A couple of months into the school year, I don’t regret that decision, but I regret that I had to make it because my Algebra 1 students need to spend a significant amount of time using their powerful mobile devices to view Algebra problems that they then work out in their notebooks.  This is not very different at all from what my classes did with a hardback book last year.  

On the flip side, I just posted about how my geometry students were able to use their iPads to collect and pool some data last week, and they have also used them to access Google Earth, find pictures of things on the internet to add to their digital notes, draw better, more colorful pictures, and more. They rarely touch a piece of paper.

Next year, these geometry students will have digital textbooks, and I’m not sure if this is going to mean that I am going to ask them to switch back to paper for notes and homework.  I don’t want to.  I am being prompted to try activities this year that I don’t think I would have tried if I had this class working in notebooks and binders.  I am at the point where I would rather have no textbook than a digital textbook.

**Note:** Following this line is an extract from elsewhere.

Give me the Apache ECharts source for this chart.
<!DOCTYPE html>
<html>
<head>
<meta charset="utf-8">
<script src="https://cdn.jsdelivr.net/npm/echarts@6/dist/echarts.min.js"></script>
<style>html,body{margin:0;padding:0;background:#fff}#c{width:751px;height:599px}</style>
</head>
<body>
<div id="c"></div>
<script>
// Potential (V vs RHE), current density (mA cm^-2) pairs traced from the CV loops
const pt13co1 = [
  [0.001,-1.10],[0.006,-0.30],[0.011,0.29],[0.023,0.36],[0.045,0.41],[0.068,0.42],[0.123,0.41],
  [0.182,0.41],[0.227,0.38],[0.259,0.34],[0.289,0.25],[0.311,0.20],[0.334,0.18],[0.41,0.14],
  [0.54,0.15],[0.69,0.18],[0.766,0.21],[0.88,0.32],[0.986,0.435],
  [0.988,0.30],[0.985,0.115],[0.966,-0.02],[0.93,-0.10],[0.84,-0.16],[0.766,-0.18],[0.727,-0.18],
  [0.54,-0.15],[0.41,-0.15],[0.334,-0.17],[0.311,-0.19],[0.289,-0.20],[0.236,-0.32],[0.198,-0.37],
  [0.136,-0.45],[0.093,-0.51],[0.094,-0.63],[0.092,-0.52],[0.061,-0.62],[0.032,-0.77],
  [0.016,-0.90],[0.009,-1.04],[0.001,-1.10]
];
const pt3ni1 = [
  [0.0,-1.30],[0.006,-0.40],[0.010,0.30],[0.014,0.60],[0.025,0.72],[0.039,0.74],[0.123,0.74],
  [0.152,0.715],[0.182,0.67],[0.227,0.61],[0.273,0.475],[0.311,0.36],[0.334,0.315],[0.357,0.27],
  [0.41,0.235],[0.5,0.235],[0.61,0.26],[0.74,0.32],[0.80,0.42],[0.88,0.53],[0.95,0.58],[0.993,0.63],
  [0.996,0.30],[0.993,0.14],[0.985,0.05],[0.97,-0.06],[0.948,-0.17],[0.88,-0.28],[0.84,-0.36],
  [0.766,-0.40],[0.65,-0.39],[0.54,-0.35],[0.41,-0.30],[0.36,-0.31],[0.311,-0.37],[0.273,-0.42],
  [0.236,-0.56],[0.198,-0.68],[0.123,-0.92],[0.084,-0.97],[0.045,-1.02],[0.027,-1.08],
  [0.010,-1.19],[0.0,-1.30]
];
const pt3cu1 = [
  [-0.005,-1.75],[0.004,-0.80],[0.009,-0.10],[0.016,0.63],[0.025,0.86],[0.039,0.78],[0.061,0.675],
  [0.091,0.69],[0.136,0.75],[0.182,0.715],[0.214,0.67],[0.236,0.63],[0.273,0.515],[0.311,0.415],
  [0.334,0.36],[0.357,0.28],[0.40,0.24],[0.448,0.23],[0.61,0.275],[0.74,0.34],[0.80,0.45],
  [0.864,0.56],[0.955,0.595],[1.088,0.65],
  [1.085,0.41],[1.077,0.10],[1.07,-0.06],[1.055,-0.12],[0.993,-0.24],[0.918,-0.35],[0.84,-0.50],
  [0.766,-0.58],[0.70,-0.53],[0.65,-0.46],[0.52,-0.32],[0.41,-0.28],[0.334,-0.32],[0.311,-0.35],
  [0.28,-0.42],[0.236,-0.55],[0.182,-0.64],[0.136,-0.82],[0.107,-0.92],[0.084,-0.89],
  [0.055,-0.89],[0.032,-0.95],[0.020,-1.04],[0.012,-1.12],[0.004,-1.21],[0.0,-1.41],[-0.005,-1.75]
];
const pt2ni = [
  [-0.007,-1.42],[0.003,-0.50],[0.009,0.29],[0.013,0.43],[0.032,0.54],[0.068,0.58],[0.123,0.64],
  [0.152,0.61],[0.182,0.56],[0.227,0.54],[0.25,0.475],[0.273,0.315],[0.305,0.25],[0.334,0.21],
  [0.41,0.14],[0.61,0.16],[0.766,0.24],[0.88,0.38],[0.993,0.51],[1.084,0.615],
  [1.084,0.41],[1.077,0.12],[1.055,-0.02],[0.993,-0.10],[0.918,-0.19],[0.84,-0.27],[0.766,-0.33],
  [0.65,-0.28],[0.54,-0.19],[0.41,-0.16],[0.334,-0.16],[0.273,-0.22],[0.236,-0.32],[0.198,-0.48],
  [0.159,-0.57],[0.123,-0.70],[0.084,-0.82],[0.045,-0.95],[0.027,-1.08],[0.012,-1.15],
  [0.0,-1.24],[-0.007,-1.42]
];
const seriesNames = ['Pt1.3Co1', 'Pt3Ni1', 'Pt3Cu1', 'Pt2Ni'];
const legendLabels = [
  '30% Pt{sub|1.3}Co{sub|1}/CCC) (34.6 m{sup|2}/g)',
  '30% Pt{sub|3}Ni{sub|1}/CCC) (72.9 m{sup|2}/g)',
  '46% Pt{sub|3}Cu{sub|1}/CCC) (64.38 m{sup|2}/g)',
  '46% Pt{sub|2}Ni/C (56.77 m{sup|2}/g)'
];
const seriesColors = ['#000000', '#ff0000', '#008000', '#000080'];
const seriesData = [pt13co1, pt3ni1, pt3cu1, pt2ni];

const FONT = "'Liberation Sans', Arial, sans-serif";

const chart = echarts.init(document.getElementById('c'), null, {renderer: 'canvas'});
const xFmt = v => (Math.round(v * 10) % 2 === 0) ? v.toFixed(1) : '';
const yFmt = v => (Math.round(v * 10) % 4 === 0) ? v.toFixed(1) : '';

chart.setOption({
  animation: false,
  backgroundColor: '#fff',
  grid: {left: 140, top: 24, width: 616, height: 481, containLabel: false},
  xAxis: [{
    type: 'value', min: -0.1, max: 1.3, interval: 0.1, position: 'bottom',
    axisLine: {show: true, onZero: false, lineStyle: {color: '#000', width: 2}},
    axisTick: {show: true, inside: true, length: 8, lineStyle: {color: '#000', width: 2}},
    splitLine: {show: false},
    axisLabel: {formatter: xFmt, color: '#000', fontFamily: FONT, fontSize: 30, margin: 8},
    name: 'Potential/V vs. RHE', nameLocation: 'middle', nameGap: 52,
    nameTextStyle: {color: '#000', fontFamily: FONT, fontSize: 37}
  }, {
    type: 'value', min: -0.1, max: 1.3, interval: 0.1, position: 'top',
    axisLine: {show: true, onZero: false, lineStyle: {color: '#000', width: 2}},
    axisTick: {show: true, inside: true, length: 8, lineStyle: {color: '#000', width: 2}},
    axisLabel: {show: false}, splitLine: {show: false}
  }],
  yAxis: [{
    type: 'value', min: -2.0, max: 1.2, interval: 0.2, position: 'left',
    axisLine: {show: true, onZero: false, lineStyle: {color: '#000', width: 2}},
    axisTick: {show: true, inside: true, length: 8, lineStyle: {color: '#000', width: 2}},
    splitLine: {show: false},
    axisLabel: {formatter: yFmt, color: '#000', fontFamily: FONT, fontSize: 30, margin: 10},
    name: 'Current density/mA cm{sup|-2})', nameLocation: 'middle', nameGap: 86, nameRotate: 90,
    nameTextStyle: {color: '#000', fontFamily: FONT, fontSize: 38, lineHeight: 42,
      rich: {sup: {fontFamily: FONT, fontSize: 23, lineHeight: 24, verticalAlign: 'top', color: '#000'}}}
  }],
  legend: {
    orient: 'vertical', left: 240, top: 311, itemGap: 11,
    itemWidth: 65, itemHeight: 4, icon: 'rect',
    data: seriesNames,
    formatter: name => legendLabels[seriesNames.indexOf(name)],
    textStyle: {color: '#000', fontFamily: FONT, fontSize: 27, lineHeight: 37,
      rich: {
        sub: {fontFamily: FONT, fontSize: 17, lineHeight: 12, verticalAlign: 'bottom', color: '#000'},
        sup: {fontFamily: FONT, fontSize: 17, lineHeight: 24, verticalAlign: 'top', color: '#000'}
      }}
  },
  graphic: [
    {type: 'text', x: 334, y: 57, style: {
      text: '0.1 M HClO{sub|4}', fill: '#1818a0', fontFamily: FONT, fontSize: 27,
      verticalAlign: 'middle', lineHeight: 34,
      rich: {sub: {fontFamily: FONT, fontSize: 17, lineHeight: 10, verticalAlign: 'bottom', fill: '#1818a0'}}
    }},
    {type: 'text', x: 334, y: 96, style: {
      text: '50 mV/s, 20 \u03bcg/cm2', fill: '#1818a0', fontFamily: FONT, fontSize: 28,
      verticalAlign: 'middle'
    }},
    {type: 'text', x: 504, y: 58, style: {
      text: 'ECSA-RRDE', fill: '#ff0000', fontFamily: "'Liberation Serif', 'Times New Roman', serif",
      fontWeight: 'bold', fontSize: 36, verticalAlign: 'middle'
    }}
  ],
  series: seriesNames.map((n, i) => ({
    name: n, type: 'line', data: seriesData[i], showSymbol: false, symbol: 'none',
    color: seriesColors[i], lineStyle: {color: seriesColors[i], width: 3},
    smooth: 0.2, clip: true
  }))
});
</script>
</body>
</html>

Why?  I wasn’t exactly sure until I read a post on Dan Meyer’s blog called The Digital Networked Textbook:  Is it any different? about a month ago which said everything I had been thinking.

Meyer contends that digital textbooks aren’t different enough from their paper cousins, and I agree with him.  I think this is because that their main function is still to be a vehicle for content.  They are not a work space or, ideally, a collaborative work space.  Because they are just vehicles for content delivery, I think digital textbooks actually limit the power of the mobile devices being used to view them because students have to use the mobile to look at something, not to do something.

If my geometry students had been able to enter that data they collected last week into their digital textbook, see the data entered by their classmates (and maybe people in other geometry classes?), and then use that to draw conclusions and do other work (all in the
“book”, THAT would be different, and THAT would be worthwhile.  

Until then, I can write my own geometry problems, and I don’t mind the extra work if it means my students can use their devices to actually do something instead of just looking at slightly more interactive textbook pages.